_GIVEN TASK_. Exactly the lines from the one containing "Write a component" through the one containing "import * as d3 from 'd3';" must be returned; include both ends and nothing else.

_EXERCISE MATERIAL_.
* * * *
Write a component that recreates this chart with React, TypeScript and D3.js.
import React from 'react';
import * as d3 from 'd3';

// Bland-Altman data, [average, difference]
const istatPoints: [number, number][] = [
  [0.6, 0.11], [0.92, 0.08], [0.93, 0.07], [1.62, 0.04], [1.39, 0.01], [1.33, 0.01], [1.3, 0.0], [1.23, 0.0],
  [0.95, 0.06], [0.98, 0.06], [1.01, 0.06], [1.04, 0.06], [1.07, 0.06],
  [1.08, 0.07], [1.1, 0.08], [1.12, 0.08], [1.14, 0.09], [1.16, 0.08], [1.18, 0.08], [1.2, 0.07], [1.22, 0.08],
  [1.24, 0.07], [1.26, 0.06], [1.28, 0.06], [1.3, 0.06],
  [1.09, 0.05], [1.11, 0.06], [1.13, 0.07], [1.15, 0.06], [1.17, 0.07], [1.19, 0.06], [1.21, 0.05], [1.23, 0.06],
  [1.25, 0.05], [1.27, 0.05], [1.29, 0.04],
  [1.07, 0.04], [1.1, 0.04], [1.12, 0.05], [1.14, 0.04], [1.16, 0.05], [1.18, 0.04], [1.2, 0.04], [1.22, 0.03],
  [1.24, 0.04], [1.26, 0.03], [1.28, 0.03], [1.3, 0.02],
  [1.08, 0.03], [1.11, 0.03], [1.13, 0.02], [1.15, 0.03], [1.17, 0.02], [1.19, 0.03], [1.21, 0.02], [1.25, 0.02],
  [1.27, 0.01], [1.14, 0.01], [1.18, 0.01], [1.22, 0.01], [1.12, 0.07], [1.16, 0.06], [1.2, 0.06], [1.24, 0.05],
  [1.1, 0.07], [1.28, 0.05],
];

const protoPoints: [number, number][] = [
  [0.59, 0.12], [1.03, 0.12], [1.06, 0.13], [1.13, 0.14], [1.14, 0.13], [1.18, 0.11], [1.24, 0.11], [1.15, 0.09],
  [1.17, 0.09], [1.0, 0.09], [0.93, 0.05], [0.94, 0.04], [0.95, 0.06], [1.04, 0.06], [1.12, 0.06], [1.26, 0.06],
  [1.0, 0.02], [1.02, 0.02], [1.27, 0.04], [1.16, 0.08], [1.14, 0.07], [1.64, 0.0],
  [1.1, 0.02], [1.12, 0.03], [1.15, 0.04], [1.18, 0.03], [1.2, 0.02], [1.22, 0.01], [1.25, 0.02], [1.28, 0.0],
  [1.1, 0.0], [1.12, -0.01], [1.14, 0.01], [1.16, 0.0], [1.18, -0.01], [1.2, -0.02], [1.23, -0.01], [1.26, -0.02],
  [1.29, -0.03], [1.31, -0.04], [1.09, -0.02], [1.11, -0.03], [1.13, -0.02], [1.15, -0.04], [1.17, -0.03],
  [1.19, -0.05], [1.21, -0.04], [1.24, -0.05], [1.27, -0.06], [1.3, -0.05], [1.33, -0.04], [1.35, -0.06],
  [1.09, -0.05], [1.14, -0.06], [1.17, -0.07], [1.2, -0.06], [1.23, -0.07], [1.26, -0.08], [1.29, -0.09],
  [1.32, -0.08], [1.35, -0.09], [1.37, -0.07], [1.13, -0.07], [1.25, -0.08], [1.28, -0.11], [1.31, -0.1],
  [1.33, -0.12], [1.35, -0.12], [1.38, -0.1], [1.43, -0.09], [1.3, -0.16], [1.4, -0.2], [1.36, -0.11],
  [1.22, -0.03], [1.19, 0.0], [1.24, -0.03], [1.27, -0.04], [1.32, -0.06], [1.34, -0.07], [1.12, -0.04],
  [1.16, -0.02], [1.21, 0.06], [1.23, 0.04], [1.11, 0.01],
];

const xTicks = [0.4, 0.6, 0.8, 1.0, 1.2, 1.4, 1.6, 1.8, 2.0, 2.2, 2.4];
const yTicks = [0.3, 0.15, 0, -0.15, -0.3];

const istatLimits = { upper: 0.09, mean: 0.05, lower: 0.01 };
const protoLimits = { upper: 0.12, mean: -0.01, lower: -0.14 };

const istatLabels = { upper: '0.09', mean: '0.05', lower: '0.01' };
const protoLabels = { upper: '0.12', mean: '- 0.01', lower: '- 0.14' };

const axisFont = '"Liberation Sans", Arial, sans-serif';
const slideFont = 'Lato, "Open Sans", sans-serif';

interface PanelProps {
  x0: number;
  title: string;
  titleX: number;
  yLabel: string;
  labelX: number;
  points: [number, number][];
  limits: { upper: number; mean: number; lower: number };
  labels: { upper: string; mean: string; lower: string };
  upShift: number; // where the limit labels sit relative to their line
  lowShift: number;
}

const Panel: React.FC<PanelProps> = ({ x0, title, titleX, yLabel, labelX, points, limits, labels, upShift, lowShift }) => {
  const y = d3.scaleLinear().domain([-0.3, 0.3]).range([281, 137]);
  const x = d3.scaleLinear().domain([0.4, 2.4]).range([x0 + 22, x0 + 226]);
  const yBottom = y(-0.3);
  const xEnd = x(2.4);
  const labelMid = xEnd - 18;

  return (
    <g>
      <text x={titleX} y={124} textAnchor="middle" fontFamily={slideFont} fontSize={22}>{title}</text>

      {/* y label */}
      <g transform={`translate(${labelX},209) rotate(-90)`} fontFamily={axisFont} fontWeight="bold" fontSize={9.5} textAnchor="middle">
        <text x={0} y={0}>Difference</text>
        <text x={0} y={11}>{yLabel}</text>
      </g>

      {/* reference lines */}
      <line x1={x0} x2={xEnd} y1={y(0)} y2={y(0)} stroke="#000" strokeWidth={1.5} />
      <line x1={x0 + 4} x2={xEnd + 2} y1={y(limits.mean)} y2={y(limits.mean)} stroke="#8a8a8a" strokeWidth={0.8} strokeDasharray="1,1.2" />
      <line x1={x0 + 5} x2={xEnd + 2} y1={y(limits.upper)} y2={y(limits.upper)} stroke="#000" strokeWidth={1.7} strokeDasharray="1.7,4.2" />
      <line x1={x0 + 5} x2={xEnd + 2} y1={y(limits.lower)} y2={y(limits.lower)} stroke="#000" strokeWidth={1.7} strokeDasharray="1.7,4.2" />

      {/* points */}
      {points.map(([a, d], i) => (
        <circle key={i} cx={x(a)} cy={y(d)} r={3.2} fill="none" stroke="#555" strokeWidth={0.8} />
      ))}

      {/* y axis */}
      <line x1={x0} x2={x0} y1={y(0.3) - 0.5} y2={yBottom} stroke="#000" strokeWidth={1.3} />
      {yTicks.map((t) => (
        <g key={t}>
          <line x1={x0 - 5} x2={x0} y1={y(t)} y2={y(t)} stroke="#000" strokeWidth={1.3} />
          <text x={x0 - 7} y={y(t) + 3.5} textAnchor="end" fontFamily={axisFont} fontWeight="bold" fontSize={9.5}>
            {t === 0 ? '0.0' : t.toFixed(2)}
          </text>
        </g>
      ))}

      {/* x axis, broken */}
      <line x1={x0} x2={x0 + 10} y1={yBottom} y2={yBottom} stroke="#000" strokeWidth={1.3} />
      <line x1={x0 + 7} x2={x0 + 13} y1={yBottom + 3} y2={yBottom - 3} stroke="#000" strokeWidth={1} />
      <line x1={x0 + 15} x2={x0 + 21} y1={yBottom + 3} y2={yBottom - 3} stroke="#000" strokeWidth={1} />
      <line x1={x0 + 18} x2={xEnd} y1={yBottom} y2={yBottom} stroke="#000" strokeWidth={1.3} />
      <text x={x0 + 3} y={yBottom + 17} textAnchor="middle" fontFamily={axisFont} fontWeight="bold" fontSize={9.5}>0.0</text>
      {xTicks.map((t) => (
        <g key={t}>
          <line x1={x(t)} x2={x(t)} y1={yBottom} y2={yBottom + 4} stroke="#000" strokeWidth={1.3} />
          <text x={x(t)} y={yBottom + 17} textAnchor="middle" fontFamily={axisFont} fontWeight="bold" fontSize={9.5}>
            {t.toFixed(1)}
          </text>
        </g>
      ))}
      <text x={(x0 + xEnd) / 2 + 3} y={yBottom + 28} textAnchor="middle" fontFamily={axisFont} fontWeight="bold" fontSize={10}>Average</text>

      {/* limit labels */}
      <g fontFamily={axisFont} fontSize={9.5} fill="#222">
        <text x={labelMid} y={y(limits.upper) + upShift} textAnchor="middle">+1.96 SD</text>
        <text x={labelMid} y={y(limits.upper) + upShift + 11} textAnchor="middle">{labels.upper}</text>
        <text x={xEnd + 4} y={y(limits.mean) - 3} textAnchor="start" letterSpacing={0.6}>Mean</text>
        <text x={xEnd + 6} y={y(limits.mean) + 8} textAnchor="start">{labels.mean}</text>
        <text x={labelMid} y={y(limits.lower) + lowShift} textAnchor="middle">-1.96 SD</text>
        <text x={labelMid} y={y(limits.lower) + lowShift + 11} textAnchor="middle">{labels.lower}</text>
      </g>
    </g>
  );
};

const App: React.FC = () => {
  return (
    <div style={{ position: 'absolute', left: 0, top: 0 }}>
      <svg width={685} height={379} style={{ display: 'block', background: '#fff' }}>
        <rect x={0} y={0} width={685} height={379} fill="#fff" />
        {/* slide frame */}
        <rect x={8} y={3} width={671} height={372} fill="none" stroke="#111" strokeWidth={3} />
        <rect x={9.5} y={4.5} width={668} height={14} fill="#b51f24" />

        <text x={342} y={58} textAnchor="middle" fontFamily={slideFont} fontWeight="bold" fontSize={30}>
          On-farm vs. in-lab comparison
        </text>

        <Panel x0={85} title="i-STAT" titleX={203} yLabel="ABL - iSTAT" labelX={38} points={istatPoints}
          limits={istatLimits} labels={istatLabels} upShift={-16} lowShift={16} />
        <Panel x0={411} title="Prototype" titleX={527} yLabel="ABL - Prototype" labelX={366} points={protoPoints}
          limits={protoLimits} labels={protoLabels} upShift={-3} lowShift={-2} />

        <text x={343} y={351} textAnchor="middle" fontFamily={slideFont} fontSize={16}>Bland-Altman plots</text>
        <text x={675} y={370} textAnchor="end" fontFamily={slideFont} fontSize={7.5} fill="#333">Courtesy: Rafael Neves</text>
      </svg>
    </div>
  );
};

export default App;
* * * *
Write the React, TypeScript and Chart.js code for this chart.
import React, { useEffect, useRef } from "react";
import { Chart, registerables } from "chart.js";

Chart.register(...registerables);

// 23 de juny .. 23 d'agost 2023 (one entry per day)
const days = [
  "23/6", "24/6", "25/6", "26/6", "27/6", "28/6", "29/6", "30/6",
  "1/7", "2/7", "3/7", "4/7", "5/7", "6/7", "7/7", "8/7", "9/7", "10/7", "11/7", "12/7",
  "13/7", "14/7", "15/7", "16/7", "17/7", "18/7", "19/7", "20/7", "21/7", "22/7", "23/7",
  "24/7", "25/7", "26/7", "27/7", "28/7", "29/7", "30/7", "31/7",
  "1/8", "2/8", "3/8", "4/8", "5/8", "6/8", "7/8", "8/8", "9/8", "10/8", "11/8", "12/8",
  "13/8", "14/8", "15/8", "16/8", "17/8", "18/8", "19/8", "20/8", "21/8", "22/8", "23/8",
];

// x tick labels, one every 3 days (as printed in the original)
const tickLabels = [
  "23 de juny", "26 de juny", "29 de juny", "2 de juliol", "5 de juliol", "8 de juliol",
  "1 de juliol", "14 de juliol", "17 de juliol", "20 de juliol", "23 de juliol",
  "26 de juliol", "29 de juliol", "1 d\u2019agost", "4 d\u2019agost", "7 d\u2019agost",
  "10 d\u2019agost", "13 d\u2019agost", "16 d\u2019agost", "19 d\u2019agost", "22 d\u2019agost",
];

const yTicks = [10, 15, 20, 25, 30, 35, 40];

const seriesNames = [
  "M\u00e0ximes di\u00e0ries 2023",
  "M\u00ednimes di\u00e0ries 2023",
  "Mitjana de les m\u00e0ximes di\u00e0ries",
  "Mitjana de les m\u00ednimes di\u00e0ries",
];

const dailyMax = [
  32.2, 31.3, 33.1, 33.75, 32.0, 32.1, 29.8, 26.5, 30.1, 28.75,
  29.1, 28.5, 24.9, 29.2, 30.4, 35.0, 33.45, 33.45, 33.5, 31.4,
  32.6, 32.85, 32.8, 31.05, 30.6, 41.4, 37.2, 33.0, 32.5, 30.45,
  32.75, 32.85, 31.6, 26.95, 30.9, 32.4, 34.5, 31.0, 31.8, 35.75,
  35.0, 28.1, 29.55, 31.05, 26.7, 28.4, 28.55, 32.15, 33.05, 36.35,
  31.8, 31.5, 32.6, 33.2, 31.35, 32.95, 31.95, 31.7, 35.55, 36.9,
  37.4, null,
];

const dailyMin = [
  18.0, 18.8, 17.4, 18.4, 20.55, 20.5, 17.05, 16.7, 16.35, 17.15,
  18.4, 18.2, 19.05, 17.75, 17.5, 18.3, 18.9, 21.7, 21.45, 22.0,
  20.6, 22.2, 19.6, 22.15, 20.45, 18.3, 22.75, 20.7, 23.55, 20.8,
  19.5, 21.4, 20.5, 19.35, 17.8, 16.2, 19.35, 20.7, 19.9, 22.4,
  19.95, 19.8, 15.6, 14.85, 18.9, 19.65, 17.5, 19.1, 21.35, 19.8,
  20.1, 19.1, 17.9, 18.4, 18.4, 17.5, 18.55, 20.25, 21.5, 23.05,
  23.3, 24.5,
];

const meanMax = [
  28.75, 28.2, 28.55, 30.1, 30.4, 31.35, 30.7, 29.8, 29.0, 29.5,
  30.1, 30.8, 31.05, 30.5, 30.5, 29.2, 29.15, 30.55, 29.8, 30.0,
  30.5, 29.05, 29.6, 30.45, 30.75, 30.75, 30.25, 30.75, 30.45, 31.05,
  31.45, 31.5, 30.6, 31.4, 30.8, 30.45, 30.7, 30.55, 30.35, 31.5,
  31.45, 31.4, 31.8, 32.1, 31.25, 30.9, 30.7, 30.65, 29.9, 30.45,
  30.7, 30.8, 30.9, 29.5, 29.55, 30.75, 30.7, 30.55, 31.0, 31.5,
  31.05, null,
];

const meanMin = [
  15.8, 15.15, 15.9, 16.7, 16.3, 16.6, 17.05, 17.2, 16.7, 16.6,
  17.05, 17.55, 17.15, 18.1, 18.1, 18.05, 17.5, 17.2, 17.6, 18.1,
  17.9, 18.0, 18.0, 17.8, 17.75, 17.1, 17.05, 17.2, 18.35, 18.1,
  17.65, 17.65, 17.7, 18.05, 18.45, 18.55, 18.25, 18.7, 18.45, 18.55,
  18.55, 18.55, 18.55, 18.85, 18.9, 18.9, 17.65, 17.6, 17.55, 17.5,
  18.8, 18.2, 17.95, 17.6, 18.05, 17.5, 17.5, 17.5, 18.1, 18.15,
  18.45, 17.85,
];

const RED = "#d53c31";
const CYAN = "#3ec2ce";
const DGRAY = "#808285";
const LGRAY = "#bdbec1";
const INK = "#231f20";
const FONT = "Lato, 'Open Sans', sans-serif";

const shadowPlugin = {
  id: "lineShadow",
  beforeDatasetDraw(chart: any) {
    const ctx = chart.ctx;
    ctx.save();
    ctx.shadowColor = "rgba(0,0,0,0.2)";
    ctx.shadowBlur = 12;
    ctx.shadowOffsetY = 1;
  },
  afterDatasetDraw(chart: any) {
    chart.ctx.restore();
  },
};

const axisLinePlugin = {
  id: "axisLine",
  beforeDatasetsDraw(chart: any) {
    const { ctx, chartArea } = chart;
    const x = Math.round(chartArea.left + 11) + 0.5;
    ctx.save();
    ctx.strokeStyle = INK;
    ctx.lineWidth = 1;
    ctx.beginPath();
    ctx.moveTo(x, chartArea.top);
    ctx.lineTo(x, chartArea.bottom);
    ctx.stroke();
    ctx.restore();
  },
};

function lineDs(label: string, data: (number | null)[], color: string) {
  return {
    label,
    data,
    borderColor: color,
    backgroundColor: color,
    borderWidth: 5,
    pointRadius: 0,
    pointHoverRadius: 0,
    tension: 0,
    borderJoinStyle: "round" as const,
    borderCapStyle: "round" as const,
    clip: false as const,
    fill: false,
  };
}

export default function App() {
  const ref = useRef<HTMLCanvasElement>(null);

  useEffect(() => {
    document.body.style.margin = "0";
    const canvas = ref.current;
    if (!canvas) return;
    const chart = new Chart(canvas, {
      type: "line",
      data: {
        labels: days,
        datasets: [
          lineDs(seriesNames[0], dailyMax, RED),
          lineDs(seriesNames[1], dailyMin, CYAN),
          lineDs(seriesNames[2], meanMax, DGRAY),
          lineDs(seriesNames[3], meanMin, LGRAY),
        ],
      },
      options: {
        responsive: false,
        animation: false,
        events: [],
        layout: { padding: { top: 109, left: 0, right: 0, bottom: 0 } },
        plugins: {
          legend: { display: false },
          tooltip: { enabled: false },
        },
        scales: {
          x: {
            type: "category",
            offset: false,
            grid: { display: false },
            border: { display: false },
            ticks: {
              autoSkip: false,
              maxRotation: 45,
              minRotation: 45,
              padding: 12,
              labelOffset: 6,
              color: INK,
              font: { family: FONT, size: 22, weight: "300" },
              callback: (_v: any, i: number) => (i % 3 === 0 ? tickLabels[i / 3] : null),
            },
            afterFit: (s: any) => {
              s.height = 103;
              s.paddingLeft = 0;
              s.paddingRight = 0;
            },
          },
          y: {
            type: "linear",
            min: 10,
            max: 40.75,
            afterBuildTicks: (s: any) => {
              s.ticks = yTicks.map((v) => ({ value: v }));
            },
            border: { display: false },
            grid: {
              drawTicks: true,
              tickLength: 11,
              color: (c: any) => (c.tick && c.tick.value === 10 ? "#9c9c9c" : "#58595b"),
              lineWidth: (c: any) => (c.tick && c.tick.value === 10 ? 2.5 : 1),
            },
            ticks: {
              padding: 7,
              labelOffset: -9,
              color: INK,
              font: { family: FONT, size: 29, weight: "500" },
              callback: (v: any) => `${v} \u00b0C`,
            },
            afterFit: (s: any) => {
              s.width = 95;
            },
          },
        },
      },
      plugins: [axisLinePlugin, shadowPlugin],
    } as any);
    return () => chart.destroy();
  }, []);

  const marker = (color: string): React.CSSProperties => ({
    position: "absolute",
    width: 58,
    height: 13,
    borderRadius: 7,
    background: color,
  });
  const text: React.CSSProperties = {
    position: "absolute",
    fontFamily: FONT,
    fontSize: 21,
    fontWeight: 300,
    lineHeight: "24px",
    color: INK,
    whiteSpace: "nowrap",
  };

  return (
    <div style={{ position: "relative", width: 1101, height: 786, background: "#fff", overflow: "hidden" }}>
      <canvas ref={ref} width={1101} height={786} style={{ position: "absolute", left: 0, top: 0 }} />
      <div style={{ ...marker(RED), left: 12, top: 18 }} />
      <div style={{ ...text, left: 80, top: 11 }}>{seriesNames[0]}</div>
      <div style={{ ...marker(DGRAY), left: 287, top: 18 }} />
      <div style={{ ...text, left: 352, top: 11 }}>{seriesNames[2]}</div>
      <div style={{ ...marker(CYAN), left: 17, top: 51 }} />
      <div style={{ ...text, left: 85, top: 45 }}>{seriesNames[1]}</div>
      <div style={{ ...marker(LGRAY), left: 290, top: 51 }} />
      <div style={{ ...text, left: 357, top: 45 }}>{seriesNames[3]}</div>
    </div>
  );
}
* * * *
_FINISHED ANSWER_.
Write a component that recreates this chart with React, TypeScript and D3.js.
import React from 'react';
import * as d3 from 'd3';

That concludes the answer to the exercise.